In humans, L1 retroelement insertions are scarce in the heart of the centromeric satellite arrays but are more common in the divergent repeat units found on the periphery. Insertions located at some distance from each other are found to be either present or absent as a group, a phenomenon that can be explained by intra-chromosomal recombination between L1 elements simultaneously removing several elements and the intervening satellites . The presence of a centromere-specific LTR retroelement has thus far only been observed in the grasses and, in contrast to human L1 retroelements, the grass centromeric retroelements show a preference for, and frequent insertion into, centromeric regions including satellite arrays.

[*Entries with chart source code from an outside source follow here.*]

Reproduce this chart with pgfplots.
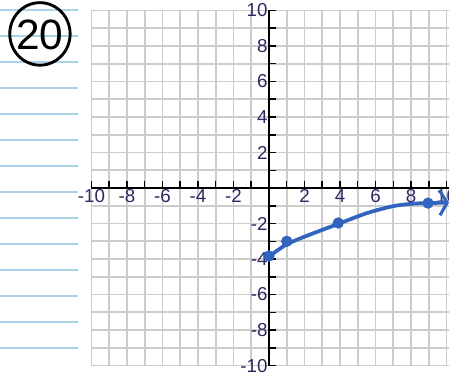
\documentclass[border=0pt]{standalone}
\usepackage{fontspec}
\setmainfont{Liberation Sans}
\usepackage{pgfplots}
\pgfplotsset{compat=1.18}
\usetikzlibrary{arrows.meta}

\definecolor{curveblue}{RGB}{49,100,190}
\definecolor{labelnavy}{RGB}{45,40,95}
\definecolor{gridgray}{RGB}{204,204,204}
\definecolor{paperline}{RGB}{170,210,232}

\begin{document}
\begin{tikzpicture}
\begin{axis}[
  x=0.5cm, y=0.5cm,
  xmin=-10, xmax=10.14, ymin=-10, ymax=10,
  axis lines=middle,
  axis line style={-, line width=1.5pt, black},
  clip=false,
  xtick={-10,-8,-6,-4,-2,2,4,6,8,10},
  xticklabels={-10,-8,-6,-4,-2,2,4,6,8,10},
  ytick={-10,-8,-6,-4,-2,2,4,6,8,10},
  yticklabels={-10,-8,-6,-4,-2,2,4,6,8,10},
  minor xtick={-9,-7,...,9},
  minor ytick={-9,-7,...,9},
  grid=both,
  grid style={gridgray, line width=1.4pt},
  minor grid style={gridgray, line width=1.4pt},
  tick align=inside,
  major tick length=5.5pt, minor tick length=5.5pt,
  tick style={black, line width=1.2pt},
  ticklabel style={font=\fontsize{15}{16}\selectfont, text=labelnavy, inner sep=1pt},
]
% data
\addplot[curveblue, line width=3pt, smooth, tension=0.5,
  -{Straight Barb[length=6pt, width=20pt, line width=2.5pt]}]
  coordinates {(0,-3.85)(0.5,-3.5)(1,-3.17)(1.9,-2.78)(3,-2.36)(3.9,-2.02)(5.5,-1.42)(7,-1.02)(8.15,-0.88)(9,-0.85)(10.14,-0.82)};
\addplot[only marks, mark=*, mark size=4.3pt, curveblue]
  coordinates {(0,-3.83)(1,-3.0)(3.9,-1.97)(8.96,-0.85)};

% notebook paper on the left
\foreach \k in {0,...,13} {
  \pgfmathsetmacro{\yy}{(188-(10+26*\k))/17.75}
  \edef\tmp{\noexpand\draw[paperline, line width=1.1pt] (axis cs:-15.15,\yy) -- (axis cs:-10.76,\yy);}
  \tmp
}
% circled problem number
\draw[line width=2.3pt] (axis cs:-12.9,8.68) ellipse [x radius=0.85cm, y radius=0.88cm];
\node[font=\fontsize{34}{34}\selectfont] at (axis cs:-12.9,8.6) {20};

\coordinate (bl) at (axis cs:-15.15,-10.51);
\coordinate (tr) at (axis cs:10.14,10.59);
\end{axis}
\pgfresetboundingbox
\path[use as bounding box] (bl) rectangle (tr);
\end{tikzpicture}
\end{document}
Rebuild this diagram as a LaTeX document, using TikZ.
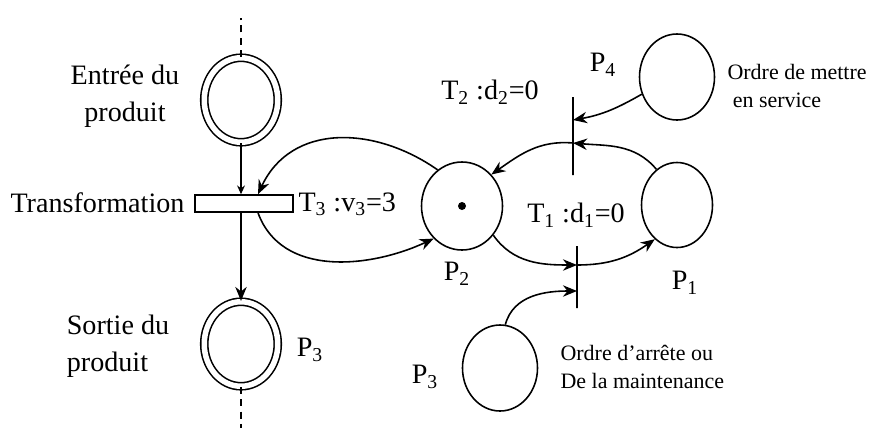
\documentclass[tikz,border=0pt]{standalone}
\usepackage{fontspec}
\setmainfont{Liberation Serif}
\usetikzlibrary{arrows.meta,shapes.geometric}

\begin{document}
\begin{tikzpicture}[>={Stealth[length=8pt,width=6.5pt]}, line width=0.9pt,
  place/.style={draw, ellipse, minimum width=1.5cm, minimum height=1.72cm, inner sep=0pt},
  inplace/.style={place, double, double distance=1.1mm, minimum width=1.47cm, minimum height=1.69cm},
  bar/.style={draw, rectangle, minimum width=0pt, inner sep=0pt},
  lbl/.style={font=\fontsize{16}{21}\selectfont, inner sep=1pt},
  note/.style={font=\fontsize{12.5}{15.5}\selectfont, inner sep=1pt, align=left}]
\useasboundingbox (0,0) rectangle (17.44,8.56);

% places and transitions
\node[inplace] (ent) at (4.82,6.56) {};
\node[inplace] (sor) at (4.82,1.68) {};
\node[bar, minimum width=1.96cm, minimum height=0.34cm] (tr3) at (4.88,4.49) {};
\node[place, minimum width=1.62cm, minimum height=1.76cm] (p2) at (9.24,4.44) {};
\node[place, minimum width=1.42cm, minimum height=1.7cm] (p1) at (13.54,4.46) {};
\node[place] (p4) at (13.54,7.02) {};
\node[place] (p3) at (10.0,1.2) {};
\node[bar, minimum height=1.56cm] (tr2) at (11.46,5.84) {};
\node[bar, minimum height=1.24cm] (tr1) at (11.54,3.02) {};
\fill (p2.center) circle (0.08);

\coordinate (top) at (4.82,8.2);
\coordinate (bot) at (4.82,0);
\draw[dashed, dash pattern=on 4pt off 3pt] (ent) -- (top);
\draw[dashed, dash pattern=on 4pt off 3pt] (sor) -- (bot);

% arcs
\draw[-{Stealth[length=5pt,width=4.5pt]}, line width=0.7pt] (ent.south) -- (ent.south |- tr3.north);
\draw[->] (tr3.south -| sor.north) -- (sor.north);
\draw[->] (p2.124) to[out=145, in=65, looseness=1.1] ([xshift=2.8mm]tr3.north);
\draw[->] ([xshift=2.8mm]tr3.south) to[out=-70, in=205] (p2.229);
\draw[->] (p1.120) to[out=130, in=-5] ([yshift=-1.4mm]tr2.center);
\draw[->] ([yshift=-1.4mm]tr2.center) to[out=175, in=35] (p2.47);
\draw[->] (p2.-43) to[out=-55, in=180] ([yshift=2.4mm]tr1.center);
\draw[->] ([yshift=2.4mm]tr1.center) to[out=0, in=215] (p1.237);
\draw[->] (p4.206) to[out=210, in=10] ([yshift=3.2mm]tr2.center);
\draw[->] (p3.83) to[out=75, in=180] ([yshift=-2.8mm]tr1.center);

% labels
\node[lbl, align=center] (entl) at (2.5,6.64) {Entrée du\\produit};
\node[lbl, anchor=east] (trl) at (3.74,4.5) {Transformation};
\node[lbl, anchor=west] (t3l) at (5.92,4.47) {T\textsubscript{3} :v\textsubscript{3}=3};
\node[lbl, align=left] (sorl) at (2.36,1.64) {Sortie du\\produit};
\node[lbl] (p3l) at (6.2,1.56) {P\textsubscript{3}};
\node[lbl] (p2l) at (9.14,3.08) {P\textsubscript{2}};
\node[lbl] (t2l) at (9.8,6.72) {T\textsubscript{2} :d\textsubscript{2}=0};
\node[lbl] (p4l) at (12.06,7.26) {P\textsubscript{4}};
\node[lbl] (t1l) at (11.52,4.26) {T\textsubscript{1} :d\textsubscript{1}=0};
\node[lbl] (p1l) at (13.7,2.9) {P\textsubscript{1}};
\node[lbl] (p3bl) at (8.5,1.02) {P\textsubscript{3}};
\node[note, anchor=west] (ordre1) at (14.5,6.84) {Ordre de mettre\\\hspace*{3pt}en service};
\node[note, anchor=west] (ordre2) at (11.16,1.22) {Ordre d’arrête ou\\De la maintenance};
\end{tikzpicture}
\end{document}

Thus, an accelerated process of continual transposition and subsequent rearrangements coupled with satellite expansion may explain the differences between human and cereal centromeres, the latter of which contain clusters of centromeric satellite organized in fragmented arrays with different orientations and abundant solo LTR elements.
In conclusion, the completion of the first sequences of a centromere from a multicellular eukaryote thus indicates that the necessary regions span hundreds of kilobases and contain a specific repeat. Some of this region is organized around nucleosomes containing CenH3 or histone H3 dimethylated at lysine 9. As other sequences become available, further generalizations will emerge to answer the question from 'Juliet of the genome', "What's in a centromere?"